WRITTEN REQUEST → Each line below must be set down exactly; omit any image you find.

[Data entries]

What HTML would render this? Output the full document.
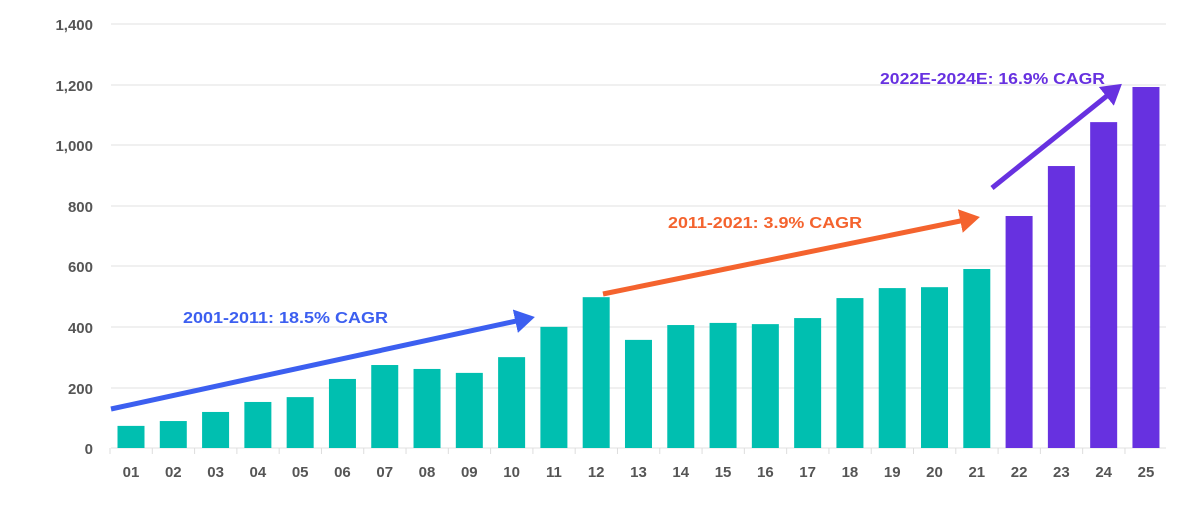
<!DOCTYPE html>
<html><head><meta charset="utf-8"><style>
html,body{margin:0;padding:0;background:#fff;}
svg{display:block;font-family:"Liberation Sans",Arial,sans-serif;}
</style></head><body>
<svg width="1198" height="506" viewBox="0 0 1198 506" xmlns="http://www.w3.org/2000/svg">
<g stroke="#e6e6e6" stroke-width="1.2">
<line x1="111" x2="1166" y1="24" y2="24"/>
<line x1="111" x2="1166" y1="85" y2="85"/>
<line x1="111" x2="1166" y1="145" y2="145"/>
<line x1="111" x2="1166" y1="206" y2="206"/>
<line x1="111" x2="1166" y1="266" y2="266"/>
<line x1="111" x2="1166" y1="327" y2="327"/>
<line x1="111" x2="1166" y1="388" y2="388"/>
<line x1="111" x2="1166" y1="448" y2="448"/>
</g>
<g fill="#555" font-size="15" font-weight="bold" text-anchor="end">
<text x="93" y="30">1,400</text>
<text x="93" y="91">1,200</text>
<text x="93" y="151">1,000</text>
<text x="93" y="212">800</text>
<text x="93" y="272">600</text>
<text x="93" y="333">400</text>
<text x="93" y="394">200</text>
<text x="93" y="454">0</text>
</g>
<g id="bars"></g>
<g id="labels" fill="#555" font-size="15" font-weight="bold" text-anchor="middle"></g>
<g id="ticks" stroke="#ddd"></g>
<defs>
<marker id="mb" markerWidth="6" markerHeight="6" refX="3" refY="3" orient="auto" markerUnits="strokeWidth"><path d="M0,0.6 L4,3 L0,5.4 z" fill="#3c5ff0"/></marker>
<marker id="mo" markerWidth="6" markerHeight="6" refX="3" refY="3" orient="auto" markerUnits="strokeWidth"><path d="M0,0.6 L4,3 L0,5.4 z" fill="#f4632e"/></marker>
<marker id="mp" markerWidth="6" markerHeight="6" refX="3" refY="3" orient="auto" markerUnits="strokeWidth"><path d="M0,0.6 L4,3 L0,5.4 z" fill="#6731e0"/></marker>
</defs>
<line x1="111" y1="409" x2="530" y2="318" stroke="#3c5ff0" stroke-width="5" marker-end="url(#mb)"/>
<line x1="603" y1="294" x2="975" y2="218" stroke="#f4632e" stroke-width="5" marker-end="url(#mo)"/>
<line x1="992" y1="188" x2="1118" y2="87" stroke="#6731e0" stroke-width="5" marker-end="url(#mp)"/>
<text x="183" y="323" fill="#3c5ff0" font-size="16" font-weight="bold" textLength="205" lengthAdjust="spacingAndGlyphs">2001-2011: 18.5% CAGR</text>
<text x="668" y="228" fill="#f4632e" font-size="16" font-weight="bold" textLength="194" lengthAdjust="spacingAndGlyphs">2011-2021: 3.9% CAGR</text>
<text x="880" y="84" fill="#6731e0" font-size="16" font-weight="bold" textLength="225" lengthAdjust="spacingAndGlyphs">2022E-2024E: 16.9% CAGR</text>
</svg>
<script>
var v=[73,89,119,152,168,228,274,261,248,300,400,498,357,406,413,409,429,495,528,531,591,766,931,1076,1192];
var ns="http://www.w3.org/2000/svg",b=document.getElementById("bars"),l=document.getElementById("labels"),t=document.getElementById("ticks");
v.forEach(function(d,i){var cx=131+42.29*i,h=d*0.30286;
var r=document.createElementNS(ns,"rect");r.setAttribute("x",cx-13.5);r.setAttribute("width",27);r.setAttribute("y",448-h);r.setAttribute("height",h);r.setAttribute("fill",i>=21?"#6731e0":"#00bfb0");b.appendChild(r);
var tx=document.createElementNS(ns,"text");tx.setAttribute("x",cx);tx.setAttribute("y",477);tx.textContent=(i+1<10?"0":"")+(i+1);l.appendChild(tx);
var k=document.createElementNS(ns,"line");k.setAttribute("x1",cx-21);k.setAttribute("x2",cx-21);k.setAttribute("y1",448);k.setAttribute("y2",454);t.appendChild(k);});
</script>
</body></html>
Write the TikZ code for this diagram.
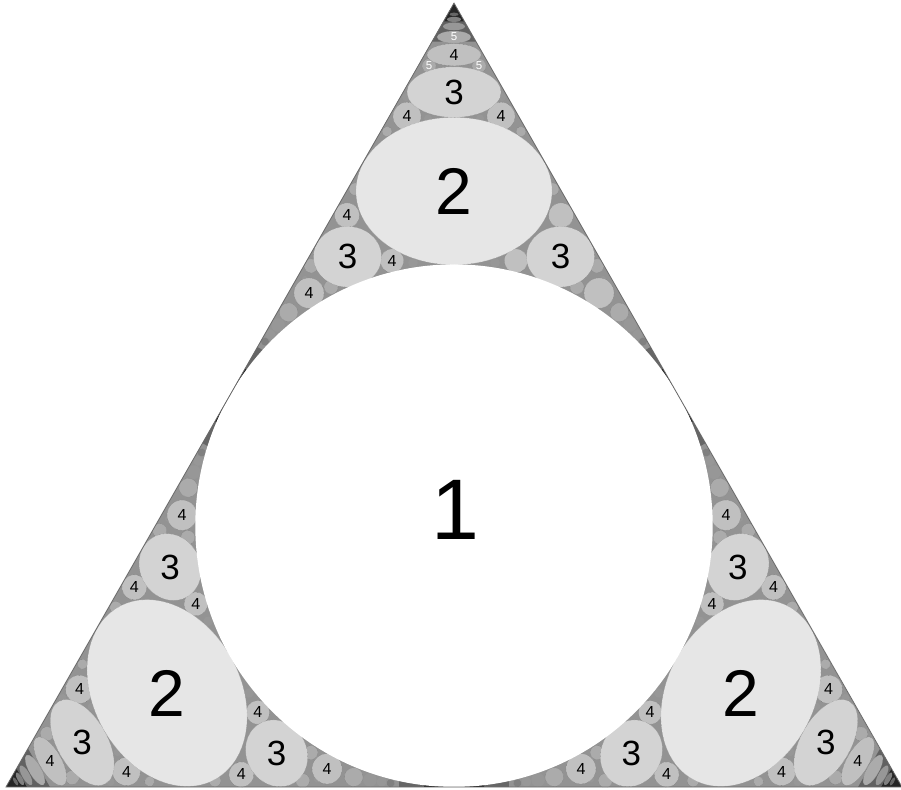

SOLUTION TO THE PROBLEM →
What HTML would render this? Output the full document.
<!DOCTYPE html>
<html><head><meta charset="utf-8"><style>
html,body{margin:0;padding:0;background:#fff;}
svg{display:block;font-family:"Liberation Sans",Arial,sans-serif;}
</style></head><body>
<svg width="1198" height="506" viewBox="0 0 1198 506" xmlns="http://www.w3.org/2000/svg">
<g stroke="#e6e6e6" stroke-width="1.2">
<line x1="111" x2="1166" y1="24" y2="24"/>
<line x1="111" x2="1166" y1="85" y2="85"/>
<line x1="111" x2="1166" y1="145" y2="145"/>
<line x1="111" x2="1166" y1="206" y2="206"/>
<line x1="111" x2="1166" y1="266" y2="266"/>
<line x1="111" x2="1166" y1="327" y2="327"/>
<line x1="111" x2="1166" y1="388" y2="388"/>
<line x1="111" x2="1166" y1="448" y2="448"/>
</g>
<g fill="#555" font-size="15" font-weight="bold" text-anchor="end">
<text x="93" y="30">1,400</text>
<text x="93" y="91">1,200</text>
<text x="93" y="151">1,000</text>
<text x="93" y="212">800</text>
<text x="93" y="272">600</text>
<text x="93" y="333">400</text>
<text x="93" y="394">200</text>
<text x="93" y="454">0</text>
</g>
<g id="bars"></g>
<g id="labels" fill="#555" font-size="15" font-weight="bold" text-anchor="middle"></g>
<g id="ticks" stroke="#ddd"></g>
<defs>
<marker id="mb" markerWidth="6" markerHeight="6" refX="3" refY="3" orient="auto" markerUnits="strokeWidth"><path d="M0,0.6 L4,3 L0,5.4 z" fill="#3c5ff0"/></marker>
<marker id="mo" markerWidth="6" markerHeight="6" refX="3" refY="3" orient="auto" markerUnits="strokeWidth"><path d="M0,0.6 L4,3 L0,5.4 z" fill="#f4632e"/></marker>
<marker id="mp" markerWidth="6" markerHeight="6" refX="3" refY="3" orient="auto" markerUnits="strokeWidth"><path d="M0,0.6 L4,3 L0,5.4 z" fill="#6731e0"/></marker>
</defs>
<line x1="111" y1="409" x2="530" y2="318" stroke="#3c5ff0" stroke-width="5" marker-end="url(#mb)"/>
<line x1="603" y1="294" x2="975" y2="218" stroke="#f4632e" stroke-width="5" marker-end="url(#mo)"/>
<line x1="992" y1="188" x2="1118" y2="87" stroke="#6731e0" stroke-width="5" marker-end="url(#mp)"/>
<text x="183" y="323" fill="#3c5ff0" font-size="16" font-weight="bold" textLength="205" lengthAdjust="spacingAndGlyphs">2001-2011: 18.5% CAGR</text>
<text x="668" y="228" fill="#f4632e" font-size="16" font-weight="bold" textLength="194" lengthAdjust="spacingAndGlyphs">2011-2021: 3.9% CAGR</text>
<text x="880" y="84" fill="#6731e0" font-size="16" font-weight="bold" textLength="225" lengthAdjust="spacingAndGlyphs">2022E-2024E: 16.9% CAGR</text>
</svg>
<script>
var v=[73,89,119,152,168,228,274,261,248,300,400,498,357,406,413,409,429,495,528,531,591,766,931,1076,1192];
var ns="http://www.w3.org/2000/svg",b=document.getElementById("bars"),l=document.getElementById("labels"),t=document.getElementById("ticks");
v.forEach(function(d,i){var cx=131+42.29*i,h=d*0.30286;
var r=document.createElementNS(ns,"rect");r.setAttribute("x",cx-13.5);r.setAttribute("width",27);r.setAttribute("y",448-h);r.setAttribute("height",h);r.setAttribute("fill",i>=21?"#6731e0":"#00bfb0");b.appendChild(r);
var tx=document.createElementNS(ns,"text");tx.setAttribute("x",cx);tx.setAttribute("y",477);tx.textContent=(i+1<10?"0":"")+(i+1);l.appendChild(tx);
var k=document.createElementNS(ns,"line");k.setAttribute("x1",cx-21);k.setAttribute("x2",cx-21);k.setAttribute("y1",448);k.setAttribute("y2",454);t.appendChild(k);});
</script>
</body></html>
Write the TikZ code for this diagram.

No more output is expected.